Problem statement
Retype only what runs from the beginning of the data through the line with "const toPoints = values"; please omit the pictures and keep every line exact.

Dataset section
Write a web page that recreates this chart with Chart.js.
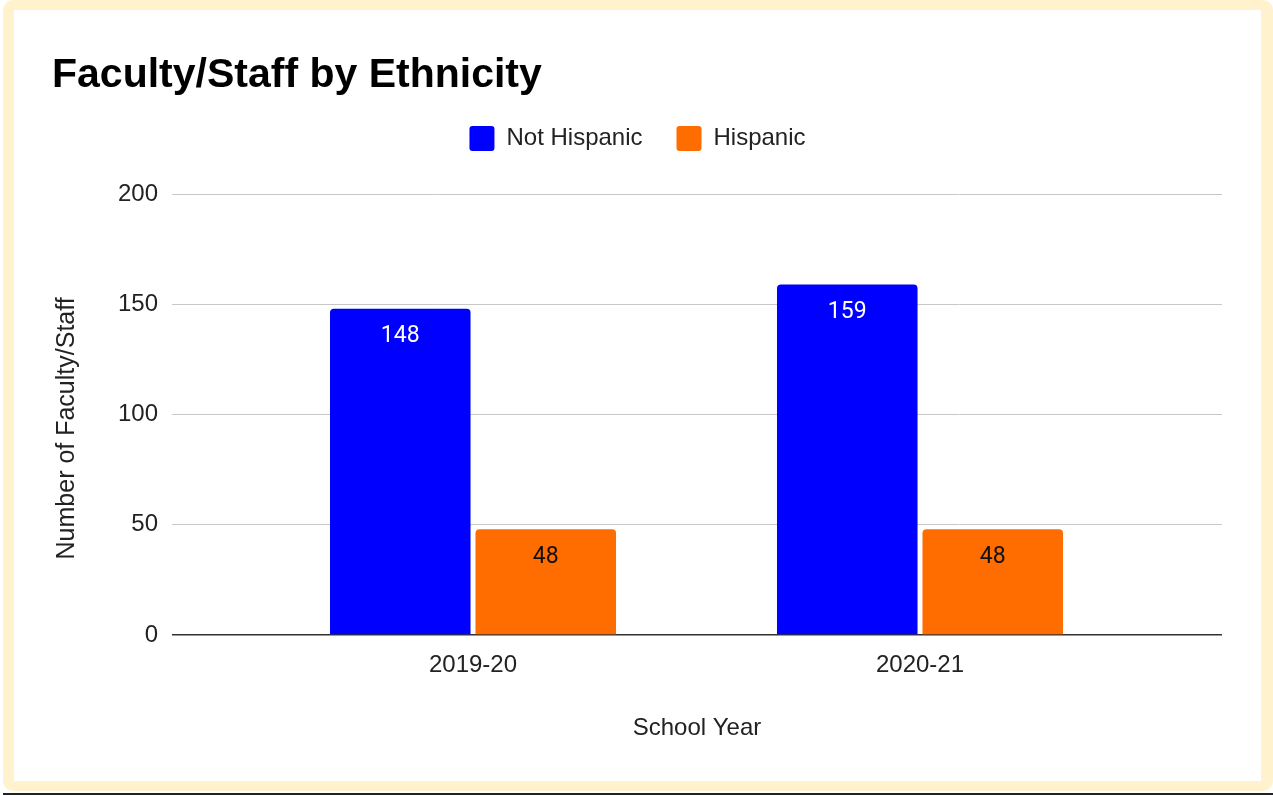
<!DOCTYPE html>
<html>
<head>
<meta charset="utf-8">
<style>
  body { margin: 0; background: #fff; width: 1273px; height: 796px; position: relative; overflow: hidden; }
  .frame { position: absolute; left: 3px; top: 0; width: 1270px; height: 791px; background: #fff2cc; border-radius: 10px; }
  .card { position: absolute; left: 11px; top: 10px; width: 1247px; height: 771px; background: #fff; }
  .rule { position: absolute; left: 3px; right: 0; top: 793px; height: 2px; background: #222; }
</style>
</head>
<body>
<div class="frame"><div class="card"><canvas id="ethnicityChart" width="1247" height="771"></canvas></div></div>
<div class="rule"></div>

<script src="https://cdn.jsdelivr.net/npm/chart.js"></script>
<script>
    const years = ["2019-20", "2020-21"];
    const notHispanic = [148, 159];
    const hispanic = [48, 48];
    const yTicks = [0, 50, 100, 150, 200];
    const labelColors = ["#ffffff", "#111111"];

    Chart.defaults.font.family = '"Liberation Sans", Arial, sans-serif';
    Chart.defaults.color = "#222";

    // value labels inside the top of each bar
    const barLabels = {
        id: "barLabels",
        afterDatasetsDraw(chart) {
            const ctx = chart.ctx;
            ctx.save();
            ctx.font = '23px Roboto, "Liberation Sans", sans-serif';
            ctx.textAlign = "center";
            ctx.textBaseline = "middle";
            chart.data.datasets.forEach((ds, di) => {
                chart.getDatasetMeta(di).data.forEach((bar, i) => {
                    ctx.fillStyle = labelColors[di];
                    ctx.fillText(ds.data[i].y, bar.x, bar.y + 28);
                });
            });
            ctx.restore();
        }
    };

    const toPoints = values => values.map((v, i) => ({ x: i, y: v }));

    new Chart(document.getElementById("ethnicityChart"), {
        type: "bar",
        data: {
            datasets: [
                { label: "Not Hispanic", data: toPoints(notHispanic), backgroundColor: "#0000ff" },
                { label: "Hispanic", data: toPoints(hispanic), backgroundColor: "#ff6d01" }
            ]
        },
        options: {
            responsive: false,
            animation: false,
            layout: { padding: { left: 38, right: 38 } },
            datasets: {
                bar: { categoryPercentage: 0.651, barPercentage: 0.966, borderRadius: 4 }
            },
            scales: {
                x: {
                    type: "linear",
                    offset: false,
                    bounds: "data",
                    min: -0.6734,
                    max: 1.6756,
                    afterBuildTicks: s => { s.ticks = years.map((_, i) => ({ value: i })); },
                    ticks: { callback: v => years[v], padding: 16, font: { size: 24 }, autoSkip: false, maxRotation: 0 },
                    grid: { display: false, drawTicks: false, offset: false },
                    border: { display: false },
                    title: { display: true, text: "School Year", font: { size: 24 }, padding: { bottom: 38 } },
                    afterFit: s => { s.height = 146; }
                },
                xTop: {
                    type: "linear", position: "top", min: 0, max: 1,
                    ticks: { display: false }, grid: { display: false }, border: { display: false },
                    afterFit: s => { s.height = 33; }
                },
                y: {
                    min: 0,
                    max: 200,
                    afterBuildTicks: s => { s.ticks = yTicks.map(v => ({ value: v })); },
                    ticks: { padding: 14, font: { size: 24 } },
                    grid: {
                        drawTicks: false,
                        color: c => c.tick && c.tick.value === 0 ? "#333" : "#c8c8c8",
                        lineWidth: c => c.tick && c.tick.value === 0 ? 1.5 : 1
                    },
                    border: { display: false },
                    title: { display: true, text: "Number of Faculty/Staff    ", font: { size: 25 }, padding: { top: 0 } },
                    afterFit: s => { s.width = 120; }
                },
                yRight: {
                    type: "linear", position: "right", min: 0, max: 1,
                    ticks: { display: false }, grid: { display: false }, border: { display: false },
                    afterFit: s => { s.width = 1; }
                }
            },
            plugins: {
                title: {
                    display: true,
                    text: "Faculty/Staff by Ethnicity",
                    align: "start",
                    color: "#000",
                    font: { size: 41, weight: "bold", lineHeight: 1 },
                    padding: { top: 45, bottom: -4 }
                },
                legend: {
                    position: "top",
                    labels: {
                        boxWidth: 25,
                        boxHeight: 25,
                        padding: 34,
                        font: { size: 24 },
                        useBorderRadius: true,
                        borderRadius: 3
                    }
                },
                tooltip: { enabled: false }
            }
        },
        plugins: [barLabels]
    });
</script>
</body>
</html>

Finished answer
Write a web page that recreates this chart with Chart.js.
<!DOCTYPE html>
<html>
<head>
<meta charset="utf-8">
<style>
  body { margin: 0; background: #fff; width: 1273px; height: 796px; position: relative; overflow: hidden; }
  .frame { position: absolute; left: 3px; top: 0; width: 1270px; height: 791px; background: #fff2cc; border-radius: 10px; }
  .card { position: absolute; left: 11px; top: 10px; width: 1247px; height: 771px; background: #fff; }
  .rule { position: absolute; left: 3px; right: 0; top: 793px; height: 2px; background: #222; }
</style>
</head>
<body>
<div class="frame"><div class="card"><canvas id="ethnicityChart" width="1247" height="771"></canvas></div></div>
<div class="rule"></div>

<script src="https://cdn.jsdelivr.net/npm/chart.js"></script>
<script>
    const years = ["2019-20", "2020-21"];
    const notHispanic = [148, 159];
    const hispanic = [48, 48];
    const yTicks = [0, 50, 100, 150, 200];
    const labelColors = ["#ffffff", "#111111"];

    Chart.defaults.font.family = '"Liberation Sans", Arial, sans-serif';
    Chart.defaults.color = "#222";

    // value labels inside the top of each bar
    const barLabels = {
        id: "barLabels",
        afterDatasetsDraw(chart) {
            const ctx = chart.ctx;
            ctx.save();
            ctx.font = '23px Roboto, "Liberation Sans", sans-serif';
            ctx.textAlign = "center";
            ctx.textBaseline = "middle";
            chart.data.datasets.forEach((ds, di) => {
                chart.getDatasetMeta(di).data.forEach((bar, i) => {
                    ctx.fillStyle = labelColors[di];
                    ctx.fillText(ds.data[i].y, bar.x, bar.y + 28);
                });
            });
            ctx.restore();
        }
    };

    const toPoints = values => values.map((v, i) => ({ x: i, y: v }));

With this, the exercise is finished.